MY: [Laughs] I find it very hard to find that conceivable, but I think anything would have worked, right?
SS: I’m certain of it, Matvei: his future was in television. And Geng.
MY: Yeah, really. Okay. I don’t know. He was actually very interested in film in the twenties. That’s a possibility. Although I think he might have been a part of the Golden Age of the radio. [Laughs] Perhaps. He loved to perform. Apparently, he did a lot of magic tricks and performed for kids in the thirties, for money, even though everyone knows that he hated kids. He definitely wanted to be a performer.

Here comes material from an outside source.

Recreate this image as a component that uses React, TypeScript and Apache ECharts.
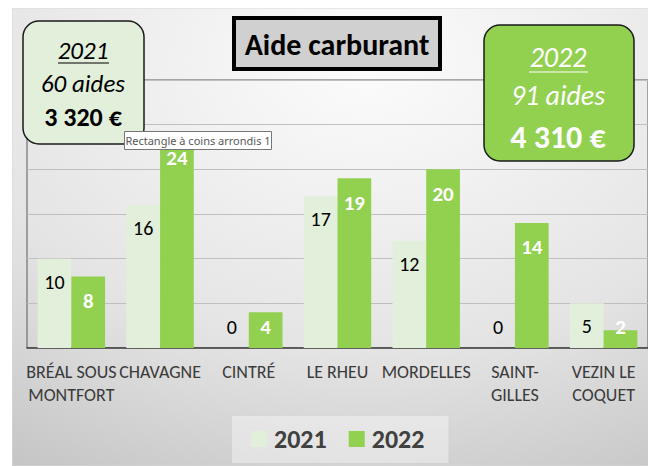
import React, { useEffect, useRef } from "react";
import * as echarts from "echarts";

const categories = [
  "BRÉAL SOUS\nMONTFORT",
  "CHAVAGNE",
  "CINTRÉ",
  "LE RHEU",
  "MORDELLES",
  "SAINT-\nGILLES",
  "VEZIN LE\nCOQUET",
];
const seriesNames = ["2021", "2022"];
const values2021 = [10, 16, 0, 17, 12, 0, 5];
const values2022 = [8, 24, 4, 19, 20, 14, 2];
const summary2021 = ["2021", "60 aides", "3 320 €"];
const summary2022 = ["2022", "91 aides", "4 310 €"];
const chartTitle = "Aide carburant";
const tipText = "Rectangle à coins arrondis 1";

const FONT = "Carlito, Lato, 'Noto Sans', sans-serif";

function withLabels(vals: number[]) {
  return vals.map((v) =>
    v < 5 ? { value: v, label: { position: "insideBottom", distance: 11 } } : v
  );
}

export default function App() {
  const ref = useRef<HTMLDivElement>(null);
  useEffect(() => {
    if (!ref.current) return;
    const chart = echarts.init(ref.current, null, { renderer: "svg" });
    const W = 644;
    const H = 458;
    chart.setOption({
      animation: false,
      graphic: [
        {
          type: "rect",
          z: -100,
          silent: true,
          shape: { x: 0, y: 0, width: W, height: H },
          style: {
            fill: {
              type: "radial",
              x: 0.55,
              y: 0.12,
              r: 1.15,
              colorStops: [
                { offset: 0, color: "#fcfcfc" },
                { offset: 0.55, color: "#e4e4e4" },
                { offset: 1, color: "#bcbcbc" },
              ],
            },
            stroke: "#d9d9d9",
            lineWidth: 1,
          },
        },
        // title box
        {
          type: "rect",
          z: 100,
          shape: { x: 222, y: 10, width: 206, height: 51 },
          style: { fill: "#d0d0d0", stroke: "#000", lineWidth: 4 },
        },
        {
          type: "text",
          z: 101,
          x: 325,
          y: 36,
          style: {
            text: chartTitle,
            font: `bold 30px ${FONT}`,
            fill: "#000",
            align: "center",
            verticalAlign: "middle",
          },
        },
        // 2021 box
        {
          type: "rect",
          z: 100,
          shape: { x: 11, y: 13, width: 121, height: 123, r: 16 },
          style: { fill: "#e2efda", stroke: "#1a1a1a", lineWidth: 1.5 },
        },
        {
          type: "text",
          z: 101,
          x: 71,
          y: 42,
          style: {
            text: summary2021[0],
            font: `italic 25px ${FONT}`,
            fill: "#000",
            align: "center",
            verticalAlign: "middle",
          },
        },
        {
          type: "line",
          z: 101,
          shape: { x1: 46, y1: 55, x2: 97, y2: 55 },
          style: { stroke: "#000", lineWidth: 1.2 },
        },
        {
          type: "text",
          z: 101,
          x: 71,
          y: 75,
          style: {
            text: summary2021[1],
            font: `italic 25px ${FONT}`,
            fill: "#000",
            align: "center",
            verticalAlign: "middle",
          },
        },
        {
          type: "text",
          z: 101,
          x: 71,
          y: 109,
          style: {
            text: summary2021[2],
            font: `bold 26px ${FONT}`,
            fill: "#000",
            align: "center",
            verticalAlign: "middle",
          },
        },
        // 2022 box
        {
          type: "rect",
          z: 100,
          shape: { x: 472, y: 17, width: 150, height: 136, r: 16 },
          style: { fill: "#92d050", stroke: "#1a1a1a", lineWidth: 1.5 },
        },
        {
          type: "text",
          z: 101,
          x: 546,
          y: 49,
          style: {
            text: summary2022[0],
            font: `italic 28px ${FONT}`,
            fill: "#fff",
            align: "center",
            verticalAlign: "middle",
          },
        },
        {
          type: "line",
          z: 101,
          shape: { x1: 517, y1: 64, x2: 576, y2: 64 },
          style: { stroke: "#fff", lineWidth: 1.2 },
        },
        {
          type: "text",
          z: 101,
          x: 546,
          y: 87,
          style: {
            text: summary2022[1],
            font: `italic 28px ${FONT}`,
            fill: "#fff",
            align: "center",
            verticalAlign: "middle",
          },
        },
        {
          type: "text",
          z: 101,
          x: 546,
          y: 129,
          style: {
            text: summary2022[2],
            font: `bold 32px ${FONT}`,
            fill: "#fff",
            align: "center",
            verticalAlign: "middle",
          },
        },
        // tooltip-like label
        {
          type: "rect",
          z: 110,
          shape: { x: 112.5, y: 123.5, width: 147, height: 18 },
          style: { fill: "#fff", stroke: "#767676", lineWidth: 1 },
        },
        {
          type: "text",
          z: 111,
          x: 186,
          y: 132.5,
          style: {
            text: tipText,
            font: `11px 'Noto Sans', 'DejaVu Sans', sans-serif`,
            fill: "#575757",
            align: "center",
            verticalAlign: "middle",
          },
        },
      ],
      legend: {
        data: seriesNames,
        left: 220,
        top: 408,
        padding: [10, 24, 11, 19],
        backgroundColor: "rgba(255,255,255,0.38)",
        itemWidth: 16,
        itemHeight: 16,
        itemGap: 22,
        icon: "rect",
        textStyle: {
          fontFamily: FONT,
          fontSize: 26,
          fontWeight: "bold",
          color: "#404040",
          padding: [0, 0, 0, 2],
        },
      },
      grid: {
        left: 15,
        right: 8,
        top: 72,
        bottom: 118,
        show: true,
        borderColor: "#595959",
        borderWidth: 1,
        backgroundColor: "transparent",
        containLabel: false,
      },
      xAxis: {
        type: "category",
        data: categories,
        axisLine: { lineStyle: { color: "#404040", width: 1.5 } },
        axisTick: { show: false },
        axisLabel: {
          interval: 0,
          margin: 12,
          fontFamily: FONT,
          fontSize: 18,
          lineHeight: 23,
          color: "#3a3a3a",
        },
      },
      yAxis: {
        type: "value",
        min: 0,
        max: 30,
        interval: 5,
        axisLabel: { show: false },
        axisLine: { show: false },
        axisTick: { show: false },
        splitLine: { lineStyle: { color: "#bfbfbf", width: 1 } },
      },
      series: [
        {
          name: seriesNames[0],
          type: "bar",
          data: withLabels(values2021),
          barGap: "0%",
          barCategoryGap: "24%",
          itemStyle: { color: "#e2efda" },
          label: {
            show: true,
            position: "insideTop",
            distance: 13,
            fontFamily: FONT,
            fontSize: 20,
            color: "#000",
          },
        },
        {
          name: seriesNames[1],
          type: "bar",
          data: withLabels(values2022),
          barGap: "0%",
          barCategoryGap: "24%",
          itemStyle: { color: "#92d050" },
          label: {
            show: true,
            position: "insideTop",
            distance: 14,
            fontFamily: FONT,
            fontSize: 21,
            fontWeight: "bold",
            color: "#fff",
          },
        },
      ],
    });
    return () => chart.dispose();
  }, []);
  return <div ref={ref} style={{ width: 644, height: 458, marginLeft: 4 }} />;
}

I can’t quite imagine him on TV, but, you know, maybe you’ve got something there.
* (orthodox)
** Larissa Volokhonsky takes the untranslated text and devises a hyper-literal pony version, along with notes about the peculiarities of the author’s style (diction, syntax, personal idiosyncrasies, historical influences). Volokhonsky passes this Nabokovian rendering to Richard Pevear, who doesn’t speak or read Russian. With Volokhonsky advising him about the range of linguistic possibilities the original Russian affords, Pevear composes a more readable English text. Pevear hands it back to Volokhonsky, Volokhonsky offers criticism, suggests several more possibilities, hands it back to Pevear, Pevear works some more, hands it back to Volokhonsky, and both eventually arrive at a translation they can live with.